Les représentants du corps professoral et du personnel de soutien ont bien sûr des avantages économiques à hausser les frais de scolarité. Depuis que les Universités ontariennes sont devenues des entreprises à but lucratif, leur salaire ne fait qu’augmenter. De 2000 à 2013, le salaire du personnel non enseignant des universités de l’Ontario a presque doublé, soit de 934 $ millions à 1,7 $ milliards au total.
L’Ontario a aussi un intérêt économique à défendre. Depuis les années Mike Harris, le gouvernement investit de moins en moins dans l’éducation postsecondaire. Il nomme ainsi des gens comme Lawrence Weinstein (avocat spécialisé en fiscalité et financement des entreprises) et Lawrence Soloway (avocat qui dirige une société de portefeuille) au BdG pour s’assurer que les universités soient profitables sans augmenter les transferts provinciaux. Augmenter la facture des étudiants, c’est plus populaire chez l’électorat.

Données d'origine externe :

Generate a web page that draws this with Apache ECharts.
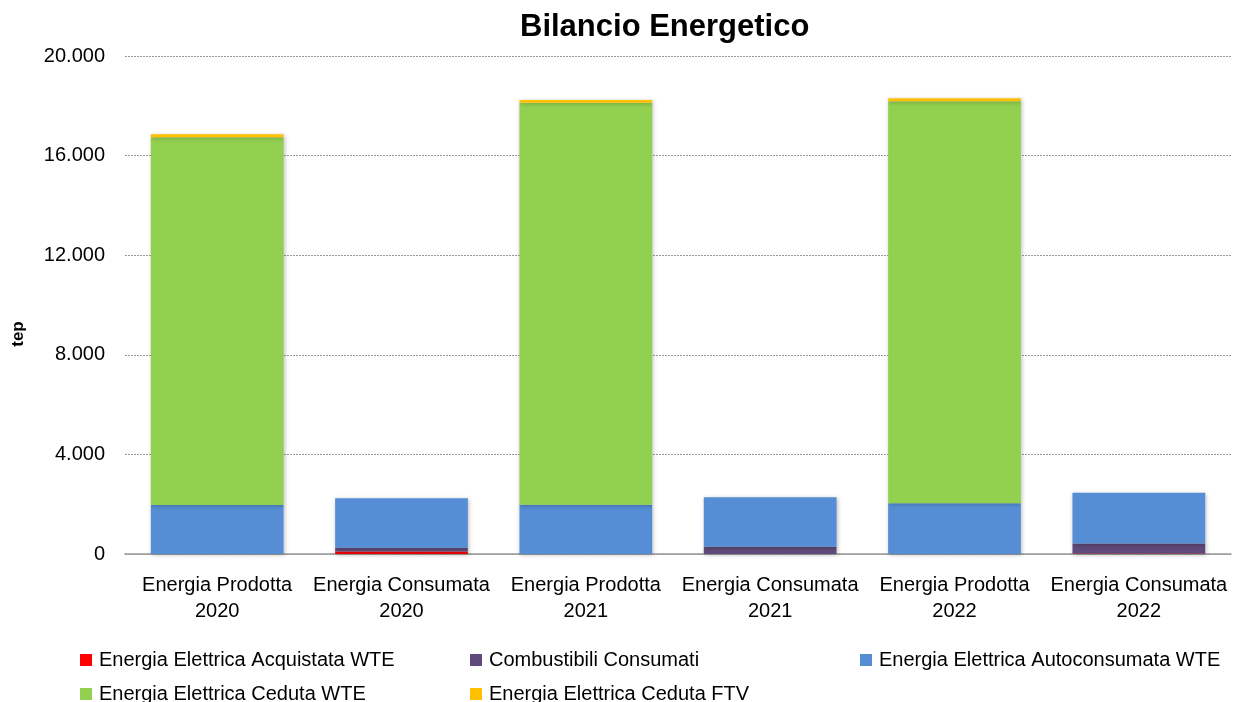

Ensuite, il y a les nominations de l’U d’O et Saint-Paul. En plus du recteur, on y compte des comptables, des avocats, des entrepreneurs, des investisseurs et, bien sûr, la présidente-directrice du Regroupement des gens d’affaires de la Capitale nationale. Et n’oublions pas quelques membres des médias, question d’assurer une bonne image.
Ces gens ne sont pas reconnus pour leurs positions idéologiques ou leur engagement politique. Plutôt, ils représentent les intérêts fiscaux et commerciaux non seulement de l’Université, mais aussi de leur industrie respective. Puisqu’ils sont nommés plutôt qu’élus, ils ne sont pas redevables à la population qu’ils prétendent desservir. Bref, ils sont là pour faire du cash.
Vers une représentation plus équitable
Regardons la liste des membres, tel qu’elle est affichée sur le site du BdG. Homme riche après homme riche après homme riche!
En effet, sur 29 membres, il n’y a que 7 femmes. Pire encore, seulement 3 de ces femmes sont des membres nommés et les seules femmes de couleur sont les représentantes étudiantes.
Toutefois, le problème de représentation qui nous concerne pour l’instant est celui des moyens financiers. Pour 26 des 29 membres du BdG, 8 000 $, c’est de l’argent de poche. Pour les représentants étudiants par contre, c’est une hypothèque. Pour 26 membres, les frais sont une manière de faire du cash. Les trois autres absorbent les coûts.
Ce n’est pas que les professeurs, le personnel de soutien et les anciens experts-conseils en affaires de Johnson and Johnson ne méritent pas la chance de défendre leur intérêt – quoique Dane Bedward demeure un choix un peu louche. Plutôt, c’est que les étudiants méritent tout autant de représentants de leur côté.
Les représentants de l’Ontario doivent défendre l’accessibilité universitaire. Pour chaque membre du conseil d’administration d’une Banque ou de Bombardier (M. Desautels) nommé pas l’Université, amenez une activiste. Pour chaque ex-consultant du Fonds monétaire international (M. Jolicoeur), invitons un représentant des intérêts des Premières Nations. Et, pour contrebalancer un président qui a fait carrière à rendre les universités « rentables », choisissons un intellectuel public qui défend la justice sociale et la quête du savoir.
Le BdG doit être divisé également en quatre parties : les entrepreneurs de l’U d’O; les professeurs et employés; les étudiants; et de vrais représentants de l’intérêt public. Seulement là pourrons-nous nous libérer de l’emprise du néo-libéralisme.